(Strong) conflict-free connectivity: Algorithm and complexity

Abstract

Let G be an(a) edge(vertex)-colored graph. A path P of G is called a conflict-free path if there is a color that is used on exactly one of the edges(vertices) of P. The graph G is called conflict-free (vertex-)connected if any two distinct vertices of G are connected by a conflict-free path, whereas the graph G is called strongly conflict-free connected if any two distinct vertices u,v of G are connected by a conflict-free path of length of a shortest path between u and v in G. For a connected graph G, the (strong) conflict-free connection number of G, denoted by (scfc(G))cfc(G), is defined as the smallest number of colors that are required to make G (strongly) conflict-free connected.
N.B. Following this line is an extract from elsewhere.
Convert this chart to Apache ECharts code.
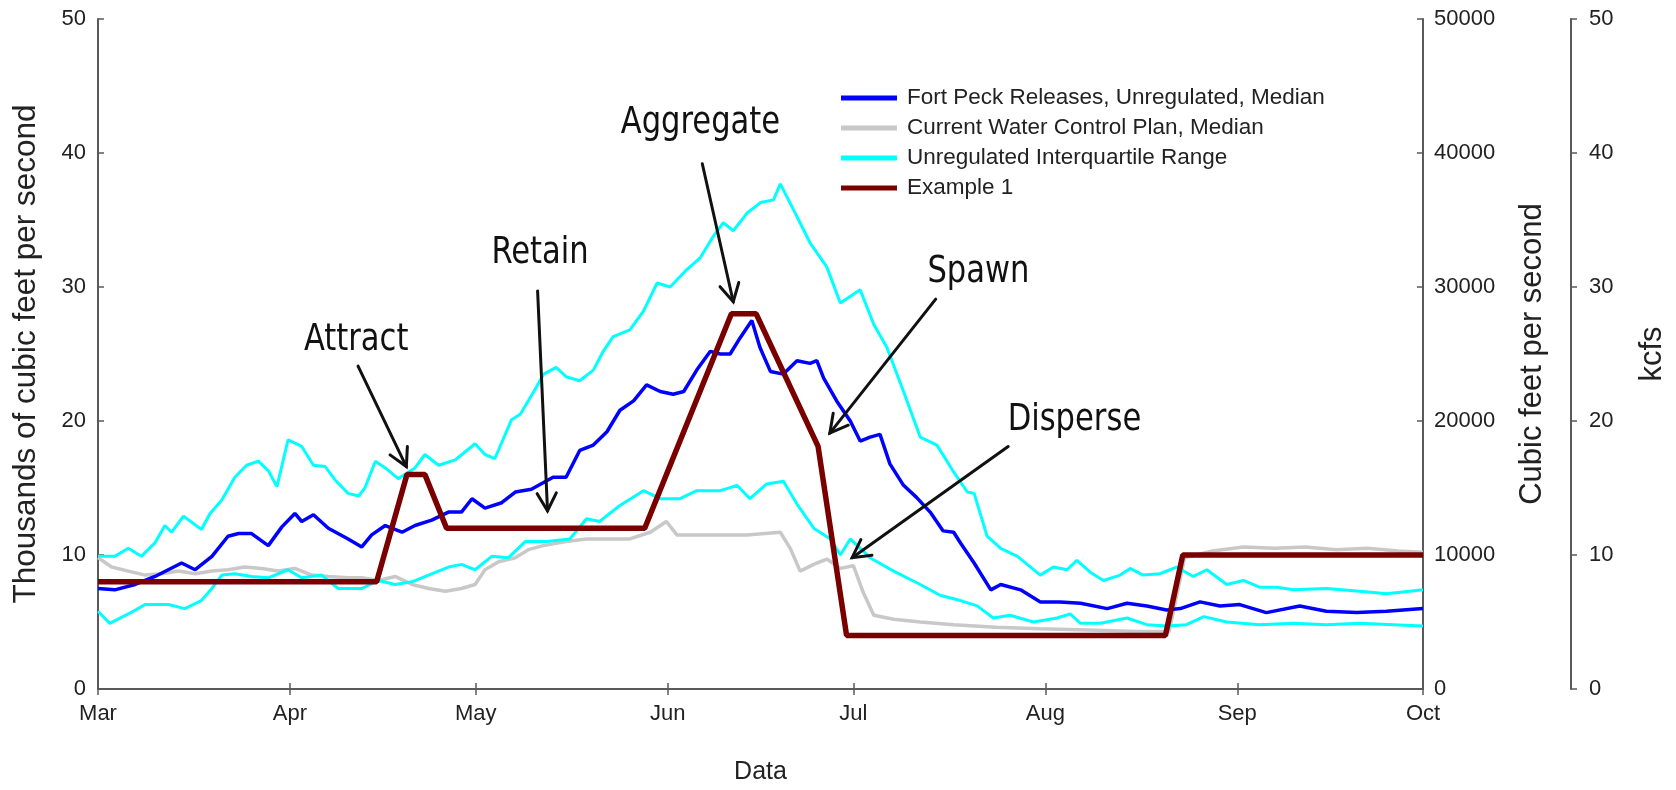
<!DOCTYPE html>
<html><head><meta charset="utf-8">
<script src="https://cdn.jsdelivr.net/npm/echarts@6/dist/echarts.min.js"></script>
<style>html,body{margin:0;padding:0;background:#fff}#c{width:1676px;height:790px}</style>
</head><body><div id="c"></div>
<script>
// ---- data (x = days since 1 March, y = thousands of cfs) ----
const monthNames = ['Jan','Feb','Mar','Apr','May','Jun','Jul','Aug','Sep','Oct','Nov','Dec'];

const medianDays = [0,2.7,6,9.2,13.5,15.7,18.4,21,22.7,24.8,27.5,29.7,31.8,32.9,34.8,37.2,40.4,42.6,44.2,46.4,49.1,51.2,53.9,56.6,58.7,60.4,62.5,65.2,67.4,70,73.5,75.6,77.8,80,82.2,84.3,86.5,88.6,90.8,92.9,94.6,96.7,98.9,100.5,102.1,103.7,105.6,106.9,108.6,110.7,112.9,115,116.1,117.2,119.3,121.5,123.1,124.7,126.3,127.9,130.1,132.2,134.4,136.5,138.2,139.3,141.5,144.2,145.8,149,152.2,155.4,158.7,163,166.2,169.4,172.6,174.8,178,181.2,184.4,188.7,194.1,198.4,203.3,208.1,214];
const medianVals = [7.5,7.4,7.8,8.4,9.4,8.9,9.9,11.4,11.6,11.6,10.7,12.1,13.1,12.5,13.0,12.0,11.2,10.6,11.5,12.2,11.7,12.2,12.6,13.2,13.2,14.2,13.5,13.9,14.7,14.9,15.8,15.8,17.8,18.2,19.2,20.8,21.5,22.7,22.2,22.0,22.2,23.8,25.2,25.0,25.0,26.2,27.5,25.5,23.7,23.5,24.5,24.3,24.5,23.2,21.5,20.0,18.5,18.8,19.0,16.8,15.2,14.3,13.2,11.8,11.7,10.9,9.4,7.4,7.8,7.4,6.5,6.5,6.4,6.0,6.4,6.2,5.9,6.0,6.5,6.2,6.3,5.7,6.2,5.8,5.7,5.8,6.0];

const currentDays = [0,2.2,4.9,7.6,10.3,13,15.7,18.4,21,23.7,26.4,29.1,31.8,34.5,37.2,40.4,42.6,45.3,48,50.7,53.4,56.1,58.7,60.9,62.5,64.7,67.4,69.5,71.9,75.6,78.9,82.2,85.9,89.2,91.8,93.5,96.7,100.5,104.8,110.2,111.8,113.4,115.6,117.7,119.9,122,123.6,125.3,128.5,132.8,138.2,145,152,160,168,173,175.5,180,185,190,195,200,205,210,214];
const currentVals = [9.8,9.1,8.8,8.5,8.6,8.8,8.6,8.8,8.9,9.1,9.0,8.8,9.0,8.5,8.4,8.3,8.3,8.1,8.4,7.8,7.5,7.3,7.5,7.8,8.9,9.5,9.8,10.4,10.7,11.0,11.2,11.2,11.2,11.7,12.5,11.5,11.5,11.5,11.5,11.7,10.5,8.8,9.3,9.7,9.0,9.2,7.2,5.5,5.2,5.0,4.8,4.6,4.5,4.4,4.3,4.3,9.8,10.3,10.6,10.5,10.6,10.4,10.5,10.3,10.2];

const q3Days = [0,2.7,4.9,7,9.2,10.8,11.9,13.8,16.7,18.1,20,22.1,24,25.9,27.5,28.9,30.7,32.9,34.8,36.7,38.3,40.4,42.1,43.1,44.8,46.4,48.5,51.2,52.8,55,57.7,60.9,62.5,64.1,66.8,68.2,70.4,72,74,75.6,77.8,80,81.6,83.2,85.9,88.1,90.3,92.4,95.1,97.3,99.4,101,102.6,104.8,107,109.1,110.2,112.4,115,117.7,119.9,123.1,125.3,127.4,130.1,132.8,135.5,138.2,140.4,141.5,143.6,145.8,148.5,152.2,154.3,156.5,158.1,160.3,162.4,165.1,166.7,168.8,171.5,174.2,176.9,179.1,182.3,185,187.6,190.4,193.1,198.4,203.8,208.1,214];
const q3Vals = [9.9,9.9,10.5,9.9,10.9,12.2,11.7,12.9,11.9,13.1,14.1,15.8,16.7,17.0,16.3,15.1,18.6,18.1,16.7,16.6,15.6,14.6,14.4,15.0,17.0,16.5,15.7,16.5,17.5,16.7,17.1,18.3,17.5,17.2,20.1,20.5,22.2,23.5,24.0,23.3,23.0,23.8,25.2,26.3,26.8,28.2,30.3,30.0,31.3,32.2,33.8,34.8,34.2,35.5,36.3,36.5,37.7,35.7,33.3,31.5,28.8,29.8,27.2,25.5,22.2,18.8,18.2,16.2,14.7,14.6,11.4,10.5,9.9,8.5,9.1,8.9,9.6,8.7,8.1,8.5,9.0,8.5,8.6,9.1,8.4,8.9,7.8,8.1,7.6,7.6,7.4,7.5,7.3,7.1,7.4];

const q1Days = [0,1.9,4.9,7.6,11.4,14,16.7,18.4,20,22.1,24.8,27.5,30.7,32.9,36.1,38.8,42.6,45.3,48,50.7,53.4,56.6,58.7,60.9,63.6,66.3,69,72.5,76.2,78.9,81,84.3,88.1,90.8,94,96.7,100.5,103.2,105.3,108,110.7,112.9,115.6,118.3,119.9,121.5,124.7,128.5,132.8,136,139.3,142,144.6,147.3,151.1,154.9,157,158.7,161.9,166.2,169.4,172.6,175.8,178.6,182.3,187.6,193.1,198.4,203.8,209.2,214];
const q1Vals = [5.8,4.9,5.6,6.3,6.3,6.0,6.6,7.5,8.5,8.6,8.4,8.3,8.9,8.3,8.5,7.5,7.5,8.1,7.8,8.0,8.5,9.1,9.3,8.9,9.9,9.8,11.0,11.0,11.2,12.7,12.5,13.7,14.8,14.2,14.2,14.8,14.8,15.2,14.2,15.3,15.5,13.8,12.0,11.2,10.0,11.2,9.8,8.8,7.8,7.0,6.6,6.2,5.3,5.5,5.0,5.3,5.6,4.9,4.9,5.3,4.8,4.7,4.8,5.4,5.0,4.8,4.9,4.8,4.9,4.8,4.7];

const exampleDays = [0,45,49.9,52.8,56.3,88.3,102.3,106.3,116.3,120.9,172.4,175.2,214];
const exampleVals = [8,8,16,16,12,12,28,28,18.1,4,4,10,10];

const seriesNames = ['Fort Peck Releases, Unregulated, Median','Current Water Control Plan, Median','Unregulated Interquartile Range','Example 1'];

const leftTicks = [0,10,20,30,40,50];
const cfsTicks = [0,10000,20000,30000,40000,50000];

// annotations: label, text position, arrow start, arrow end (days, thousands cfs)
const annotations = [
  {t:'Attract',   tx:41.7,  ty:26.0, x0:42.0,  y0:24.1, x1:49.8,  y1:16.6},
  {t:'Retain',    tx:71.4,  ty:32.5, x0:71.0,  y0:29.7, x1:72.6,  y1:13.3},
  {t:'Aggregate', tx:97.3,  ty:42.2, x0:97.6,  y0:39.2, x1:102.6, y1:28.9},
  {t:'Spawn',     tx:142.2, ty:31.1, x0:135.3, y0:29.1, x1:118.2, y1:19.1},
  {t:'Disperse',  tx:157.7, ty:20.1, x0:147.0, y0:18.1, x1:121.8, y1:9.8}
];

// ---- build ----
const DAY = 86400000;
const T0 = Date.UTC(2001,2,1);
const T1 = Date.UTC(2001,9,1);
function pairs(d,v){ return d.map((x,i)=>[T0 + x*DAY, v[i]]); }

const chart = echarts.init(document.getElementById('c'), null, {renderer:'canvas'});
const FONT = '"Liberation Sans", Arial, Helvetica, sans-serif';
const axisCol = '#5a5a5a';
const txtCol = '#222';

function lineSeries(name, d, v, color, width, z){
  return {name, type:'line', xAxisIndex:0, yAxisIndex:0, data:pairs(d,v), showSymbol:false, symbol:'none',
    lineStyle:{color, width}, itemStyle:{color}, z, animation:false};
}

const option = {
  useUTC:true,
  animation:false,
  backgroundColor:'#fff',
  textStyle:{fontFamily:FONT},
  grid:{left:98, right:252, top:19, bottom:101, containLabel:false},
  legend:{
    orient:'vertical', left:836, top:78, itemWidth:56, itemHeight:5, itemGap:0, icon:'rect',
    data:seriesNames,
    textStyle:{fontSize:22.5, color:txtCol, fontFamily:FONT, lineHeight:30, padding:[0,0,0,5]}
  },
  xAxis:[
    {type:'time', min:T0, max:T1, splitNumber:7, minInterval:28*DAY,
     name:'Data', nameLocation:'middle', nameGap:71,
     nameTextStyle:{fontSize:25, color:txtCol, fontFamily:FONT},
     axisLine:{show:true, lineStyle:{color:axisCol, width:2}},
     axisTick:{show:true, inside:true, length:6, lineStyle:{color:axisCol, width:1.5}},
     axisLabel:{fontSize:22, color:txtCol, margin:14, showMinLabel:true, showMaxLabel:true, hideOverlap:false,
       formatter:function(v){return monthNames[new Date(v).getUTCMonth()];}},
     splitLine:{show:false}},
    {type:'time', min:T0, max:T1, splitNumber:7, minInterval:28*DAY, position:'top',
     axisLine:{show:true, lineStyle:{color:axisCol, width:2}},
     axisTick:{show:true, inside:true, length:6, lineStyle:{color:axisCol, width:1.5}},
     axisLabel:{show:false}, splitLine:{show:false}}
  ],
  yAxis:[
    {type:'value', position:'left', min:leftTicks[0], max:leftTicks[leftTicks.length-1], interval:leftTicks[1]-leftTicks[0],
     name:'Thousands of cubic feet per second', nameLocation:'middle', nameGap:56, nameRotate:90,
     nameTextStyle:{fontSize:31.5, color:txtCol, fontFamily:FONT},
     axisLine:{show:true, lineStyle:{color:axisCol, width:2}},
     axisTick:{show:true, inside:true, length:6, lineStyle:{color:axisCol, width:1.5}},
     axisLabel:{fontSize:22, color:txtCol, margin:12},
     splitLine:{show:false}},
    {type:'value', position:'right', min:cfsTicks[0], max:cfsTicks[cfsTicks.length-1], interval:cfsTicks[1]-cfsTicks[0],
     name:'Cubic feet per second', nameLocation:'middle', nameGap:94, nameRotate:90,
     nameTextStyle:{fontSize:31, color:txtCol, fontFamily:FONT},
     axisLine:{show:true, lineStyle:{color:axisCol, width:2}},
     axisTick:{show:true, inside:true, length:6, lineStyle:{color:axisCol, width:1.5}},
     axisLabel:{fontSize:22, color:txtCol, margin:11, formatter:function(v){return String(v);}},
     splitLine:{show:false}},
    {type:'value', position:'right', offset:148, min:leftTicks[0], max:leftTicks[leftTicks.length-1], interval:leftTicks[1]-leftTicks[0],
     name:'kcfs', nameLocation:'middle', nameGap:66, nameRotate:90,
     nameTextStyle:{fontSize:31, color:txtCol, fontFamily:FONT},
     axisLine:{show:true, lineStyle:{color:axisCol, width:2}},
     axisTick:{show:true, inside:false, length:6, lineStyle:{color:axisCol, width:1.5}},
     axisLabel:{fontSize:22, color:txtCol, margin:18},
     splitLine:{show:false}}
  ],
  series:[
    lineSeries(seriesNames[1], currentDays, currentVals, '#c8c8c8', 3.5, 2),
    lineSeries(seriesNames[2], q3Days, q3Vals, '#00ffff', 3, 3),
    lineSeries(seriesNames[2], q1Days, q1Vals, '#00ffff', 3, 3),
    lineSeries(seriesNames[0], medianDays, medianVals, '#0000ff', 3.5, 4),
    lineSeries(seriesNames[3], exampleDays, exampleVals, '#7a0000', 5.5, 5)
  ]
};
chart.setOption(option);

// annotation arrows & labels placed through the chart's own coordinate system
function px(d, v){ return chart.convertToPixel({xAxisIndex:0, yAxisIndex:0}, [T0 + d*DAY, v]); }
const g = [];
const ANN_FONT = '"Liberation Sans Narrow", "DejaVu Sans Condensed", "Liberation Sans", sans-serif';
annotations.forEach(a=>{
  const p = px(a.tx, a.ty), s = px(a.x0, a.y0), e = px(a.x1, a.y1);
  g.push({type:'text', x:p[0], y:p[1], z:100, scaleY:1.12,
    style:{text:a.t, font:'34px ' + ANN_FONT, fill:'#111', textAlign:'center', textVerticalAlign:'middle'}});
  g.push({type:'line', z:100, shape:{x1:s[0], y1:s[1], x2:e[0], y2:e[1]},
    style:{stroke:'#111', lineWidth:3, lineCap:'round'}});
  const ang = Math.atan2(s[1]-e[1], s[0]-e[0]);
  const L = 20, spread = 0.5;
  const h1 = [e[0] + L*Math.cos(ang+spread), e[1] + L*Math.sin(ang+spread)];
  const h2 = [e[0] + L*Math.cos(ang-spread), e[1] + L*Math.sin(ang-spread)];
  g.push({type:'polyline', z:100, shape:{points:[h1, e, h2]},
    style:{stroke:'#111', lineWidth:3, fill:null, lineJoin:'miter', lineCap:'round'}});
});
chart.setOption({graphic:g});
</script>
</body></html>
In this paper, we first investigate the question: Given a connected graph G and a coloring c:E(orV)→{1,2,⋯,k}(k≥1) of G, determine whether or not G is, respectively, conflict-free connected, conflict-free vertex-connected, strongly conflict-free connected under the coloring c. We solve this question by providing polynomial-time algorithms. We then show that the problem of deciding whether scfc(G)≤k(k≥2) for a given graph G is NP-complete. Moreover, we prove that it is NP-complete to decide whether there is a k-edge-coloring (k≥2) of G such that all pairs (u,v)∈P(P⊂V×V) are strongly conflict-free connected.